I concentrated ZigBee smartplug solutions since it’s just really convenient to connect it anywhere without having to deal with the wiring and I already have some ZigBee stuff around for the greenhouse controller.

I came up with the following options:

  • Digi’s XBee Smart Plug. It’s currently priced at 84$ and seems rather developer friendly since simple Python examples are available. From my perspective the showstopper is that they only have US 110V version of this device available and I happen to live in europe where we use 220V.
  • Plogg. Currently priced at 97£ for their older version which as far as I can gather has proprietary interface and 135£ for the ZigBee Smart Energy profile compliant version, which hopefully means the interface is standardized. In addition I would probably need ZigBee USB dongle with Ember chip (34£) since as far as I understand from couple of google-translated form posts it wouldn’t probably work with my current XBee nodes. Add shipping to that and you get ~170£ which is a large amount of money for measuring and controlling just a single socket. Another thing that bothers me about this solution is that they don’t seem to be as open as Digi’s solution is – their FAQs talk about using their own commercial SDK for communication which is Windows only and costs you 125£ which is far cry from couple of lines of Python that it should be. On the bright side several people seem to have tapped the SDK communications and have simple scripts available that seem to work.
  • ePlug by 4-Noks. Seems nice but I couldn’t find any information on the pricing. Usually this means either you don’t want to know or we aren’t actually in production yet.
  • Plugwise. They provide starter kit with 2 smartplugs and USB dongle for 124€.You can buy extra plugs for around 30€ per socket. The kit also contains some software, but I have no use for that since it’s closed source and Windows only. Besides they have had a privacy fiasco with older version of that software which turned out to be sending your data to their servers without asking you first (it’s said that the current version of the windows software does contain option to turn it off). Luckily the protocol they use seems to be reverse engineered. Currently the main problem with this solution seem to be the shipping costs, they want 101.39€ for shipping that rather small package to me which is a bit outlandish considering the kit itself costs about as much and shipping it with normal air mail should cost max. 15€. Some resellers are shipping for less but their kit price itself is 20-30€ higher so there’s not much difference in the end result. Update: Plugwise was kind enough to send it with TNT which was a lot cheaper @ 17€

Then there’s the more fundamental question if controlling your devices should be done over such wireless protocols at all since it makes attacking your network that much simpler. The low power aspect doesn’t really help much against that since similarly to Bluetooth long-range attacks it can easily be worked around with well directed powerful antenna. I haven’t really looked well enough at ZigBee security aspects and neither am I security expert, but judging by how far more evolved WiFi security has been taken down several times I wouldn’t be hopeful that ZigBee security stands for long without major holes. Some attack tools are already available and the referenced presentation describes several awfully simple attacks (even simple replay attack is effective against several products!).
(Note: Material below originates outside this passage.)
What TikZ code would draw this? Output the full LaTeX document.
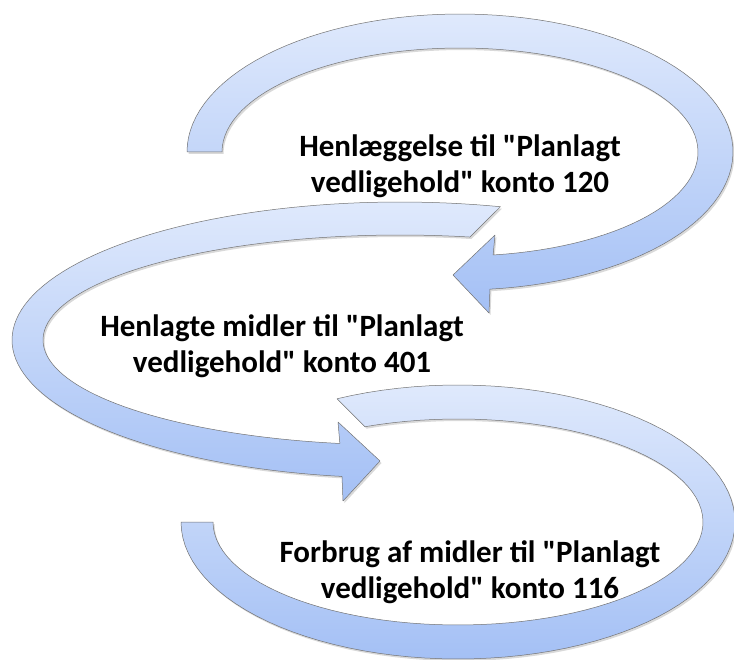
\documentclass[tikz,border=0pt]{standalone}
\usepackage{fontspec}
\setmainfont{Carlito}[Ligatures=TeXOff]
\usetikzlibrary{shadows}
\definecolor{bandtop}{RGB}{223,233,252}
\definecolor{bandbot}{RGB}{164,192,245}
\tikzset{bandshape/.style={draw=black!55, line width=0.5pt, top color=bandtop, bottom color=bandbot,
		drop shadow={shadow xshift=1.5pt, shadow yshift=-2pt, opacity=0.3}},
	boxtext/.style={align=center, font=\fontsize{31}{36}\selectfont\bfseries}}

\begin{document}
\begin{tikzpicture}[x=1pt, y=-1pt, line join=round, line cap=round]
	\useasboundingbox (0,0) rectangle (734,660);
	% top arrow
	\def\cx{460}\def\cy{152}
	\path[bandshape] plot[domain=180:443.7, samples=90] ({\cx+273*cos(\x)},{\cy+138*sin(\x)})
		-- (489,313) -- (453,275) -- (495,235)
		-- plot[domain=442:180, samples=90] ({\cx+238*cos(\x)},{\cy+104*sin(\x)}) -- cycle;
	% middle arrow
	\def\cx{400}\def\cy{340}
	\path[bandshape] plot[domain=-75:-261.4, samples=90] ({\cx+388*cos(\x)},{\cy+138*sin(\x)})
		-- (343,501) -- (380,461) -- (338,422)
		-- plot[domain=-260.3:-78.7, samples=90] ({\cx+357*cos(\x)},{\cy+105*sin(\x)}) -- cycle;
	% bottom arrow
	\def\cx{458}\def\cy{522}
	\path[bandshape] plot[domain=-115.9:180, samples=90] ({\cx+277*cos(\x)},{\cy+137*sin(\x)})
		-- plot[domain=180:-112.3, samples=90] ({\cx+245*cos(\x)},{\cy+103*sin(\x)}) -- cycle;
	\node[boxtext] (henl) at (460,166) {Henlæggelse til "Planlagt\\vedligehold" konto 120};
	\node[boxtext] (midl) at (282,346) {Henlagte midler til "Planlagt\\vedligehold" konto 401};
	\node[boxtext] (forb) at (470,572) {Forbrug af midler til "Planlagt\\vedligehold" konto 116};
\end{tikzpicture}
\end{document}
I don’t care much if an attacker can read my sensor network and determine how much power I use or what is the temperature in each room but being able to control central heating, sauna, water and gas valves etc. remotely is quite another thing. Another rather interesting question is what do you do when the protocol that is embedded in chips in wall sockets, lamps, switches and whatnot becomes trivially exploitable? Replace the whole thing? Reflash the firmware over the air? Some of the security stuff can be implemented in hardware for efficiency so firmware replacement wouldn’t help even if you could do that…

So in general I think I will use ZigBee for things that I don’t care about and for which randomly turning on and off doesn’t have any bad consequences. For critical things that can burn out or burn down the house if kept in too long I will use well shielded cable or no computer control at all.